More than 500 inmate crew members and staff from the California Department of Corrections have been dispatched to help battle flooding in eight northern and central California counties.
About 520 inmates are filling and loading sandbags, cooking for evacuees at the emergency shelter at Marysville Community College, and providing assistance to other agencies where needed. Crews are being supervised by 31 correctional officers.
On Wednesday, crews helped set up 300 beds at the evacuation center in Orland in Butte County.
Crews sandbagged all night at Hamilton City where flood waters are threatening the town.
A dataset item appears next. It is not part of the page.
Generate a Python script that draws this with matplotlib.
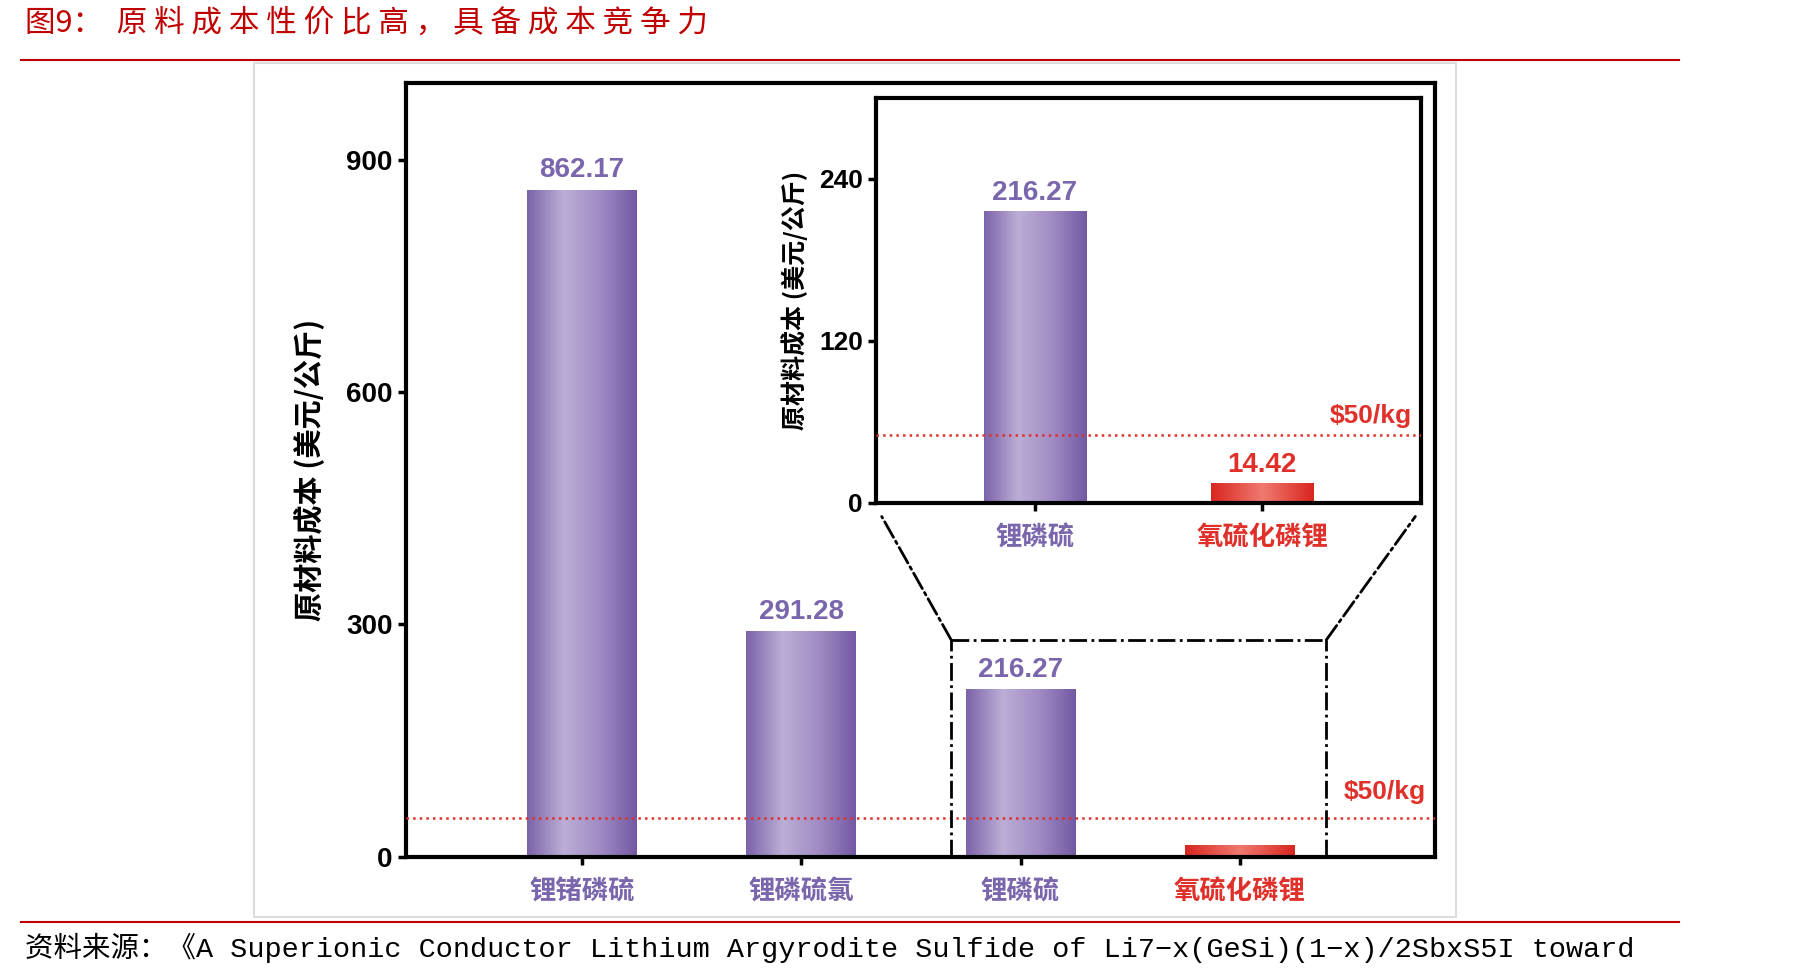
import matplotlib
matplotlib.use("Agg")
import matplotlib.pyplot as plt
import numpy as np
from matplotlib.colors import LinearSegmentedColormap
from matplotlib.patches import ConnectionPatch, Rectangle

plt.rcParams['font.family'] = ['Noto Sans CJK SC', 'DejaVu Sans']

categories = ['锂锗磷硫', '锂磷硫氯', '锂磷硫', '氧硫化磷锂']
values = [862.17, 291.28, 216.27, 14.42]
inset_categories = ['锂磷硫', '氧硫化磷锂']
inset_values = [216.27, 14.42]
main_ticks = [0, 300, 600, 900]
inset_ticks = [0, 120, 240]
threshold = 50

PURPLE = '#7a66ac'
RED = '#e0302a'
purple_cmap = LinearSegmentedColormap.from_list('p', ['#7b63a9', '#bcaed6', '#a08bc4', '#7359a3'])
red_cmap = LinearSegmentedColormap.from_list('r', ['#d8261f', '#f07a70', '#d8261f'])

fig = plt.figure(figsize=(17.98, 9.73), dpi=100)

fig.add_artist(Rectangle((0.141, 0.058), 0.669, 0.877, transform=fig.transFigure,
                         facecolor='none', edgecolor='#dddddd', lw=1.5, zorder=-5))
fig.text(0.014, 0.976, '图9：  原 料 成 本 性 价 比 高 ， 具 备 成 本 竞 争 力', color='#c00000', fontsize=22, va='center')
fig.add_artist(plt.Line2D([0.0115, 0.934], [0.938, 0.938], color='#c00000', lw=1.5))
fig.add_artist(plt.Line2D([0.0115, 0.934], [0.052, 0.052], color='#c00000', lw=1.5))
fig.text(0.014, 0.026, '资料来源：《A Superionic Conductor Lithium Argyrodite Sulfide of Li7−x(GeSi)(1−x)/2SbxS5I toward',
         fontsize=20.5, va='center', family=['Liberation Mono', 'Noto Sans CJK SC'])


def grad_bars(ax, xs, vals, width, colors):
    bars = ax.bar(xs, vals, width=width, color='none', edgecolor='none')
    grad = np.linspace(0, 1, 256).reshape(1, -1)
    for b, c in zip(bars, colors):
        x0, y0, w, h = b.get_x(), b.get_y(), b.get_width(), b.get_height()
        im = ax.imshow(grad, extent=[x0, x0 + w, y0, y0 + h], cmap=c, aspect='auto', zorder=2)
        im.set_clip_path(b)
    return bars


def style(ax):
    for s in ax.spines.values():
        s.set_linewidth(3)
    ax.tick_params(width=2.5, length=6)


ax = fig.add_axes([0.2256, 0.1197, 0.5724, 0.795])
xs = np.arange(len(categories))
cmaps = [purple_cmap, purple_cmap, purple_cmap, red_cmap]
grad_bars(ax, xs, values, 0.5, cmaps)
ax.set_xlim(-0.805, 3.89)
ax.set_ylim(0, 1000)
ax.set_yticks(main_ticks)
ax.set_yticklabels([str(t) for t in main_ticks], fontsize=20, fontweight='bold', family='Liberation Sans')
ax.set_xticks(xs)
ax.set_xticklabels(categories, fontsize=19, fontweight='bold')
for lbl, c in zip(ax.get_xticklabels(), [PURPLE, PURPLE, PURPLE, RED]):
    lbl.set_color(c)
ax.tick_params(axis='x', length=0, pad=10)
style(ax)
ax.set_ylabel('原材料成本 (美元/公斤)', fontsize=21, fontweight='bold', labelpad=15)
for x, v, c in zip(xs[:3], values[:3], [PURPLE] * 3):
    ax.text(x, v + 8, f'{v:.2f}', ha='center', va='bottom', fontsize=20, fontweight='bold', color=c,
            family='Liberation Sans')
ax.axhline(threshold, color=RED, ls=':', lw=1.8, zorder=3)
ax.text(3.85, threshold + 18, '$50/kg', ha='right', va='bottom', fontsize=19, fontweight='bold', color=RED,
        family='Liberation Sans')
bx0, bx1, by = 1.684, 3.395, 280
ax.plot([bx0, bx1], [by, by], 'k-.', lw=2, zorder=4)
ax.plot([bx0, bx0], [0, by], 'k-.', lw=2, zorder=4)
ax.plot([bx1, bx1], [0, by], 'k-.', lw=2, zorder=4)

ia = fig.add_axes([0.4872, 0.4834, 0.3032, 0.4159])
ixs = np.arange(len(inset_categories))
grad_bars(ia, ixs, inset_values, 0.45, [purple_cmap, red_cmap])
ia.set_xlim(-0.70, 1.70)
ia.set_ylim(0, 300)
ia.set_yticks(inset_ticks)
ia.set_yticklabels([str(t) for t in inset_ticks], fontsize=19, fontweight='bold', family='Liberation Sans')
ia.set_xticks(ixs)
ia.set_xticklabels(inset_categories, fontsize=19, fontweight='bold')
for lbl, c in zip(ia.get_xticklabels(), [PURPLE, RED]):
    lbl.set_color(c)
ia.tick_params(axis='x', length=0, pad=10)
style(ia)
ia.set_ylabel('原材料成本 (美元/公斤)', fontsize=18, fontweight='bold', labelpad=8)
for x, v, c in zip(ixs, inset_values, [PURPLE, RED]):
    ia.text(x, v + 4, f'{v:.2f}', ha='center', va='bottom', fontsize=20, fontweight='bold', color=c,
            family='Liberation Sans')
ia.axhline(threshold, color=RED, ls=':', lw=1.8, zorder=3)
ia.text(1.66, threshold + 5, '$50/kg', ha='right', va='bottom', fontsize=19, fontweight='bold', color=RED,
        family='Liberation Sans')

for (bx, fx) in [(bx0, 765 / 1560), (bx1, 1228 / 1560)]:
    cp = ConnectionPatch(xyA=(bx, by), coordsA=ax.transData, xyB=(fx, 1 - 448 / 844),
                         coordsB=fig.transFigure, ls='-.', lw=2, color='k')
    fig.add_artist(cp)

fig.savefig('out.png', dpi=100)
Residents have been evacuated but the crews remain on standby.
Inmates at the Marysville Community College expect to cook for more than 450 rescue workers and other involved in fighting the floods.
The inmates are normally assigned to the conservation camps, or minimum security prisons, located in rural areas. The camps house almost 4,000 inmates.
Inmates serve their sentences at conservation camps after passing a highly selective screening process and rigorous training. A typical inmate was convicted of a nonviolent offense, has an average sentence of two years and will spend about eight months in camp before parole.
When not fighting floods, inmates are dispatched to other emergencies and non-emergencies including fires, earthquakes, wildlife habitat preservation and graffiti removal.
It is estimated that by using inmates state and local governments save millions of dollars that otherwise would be paid to accomplish the work inmates perform.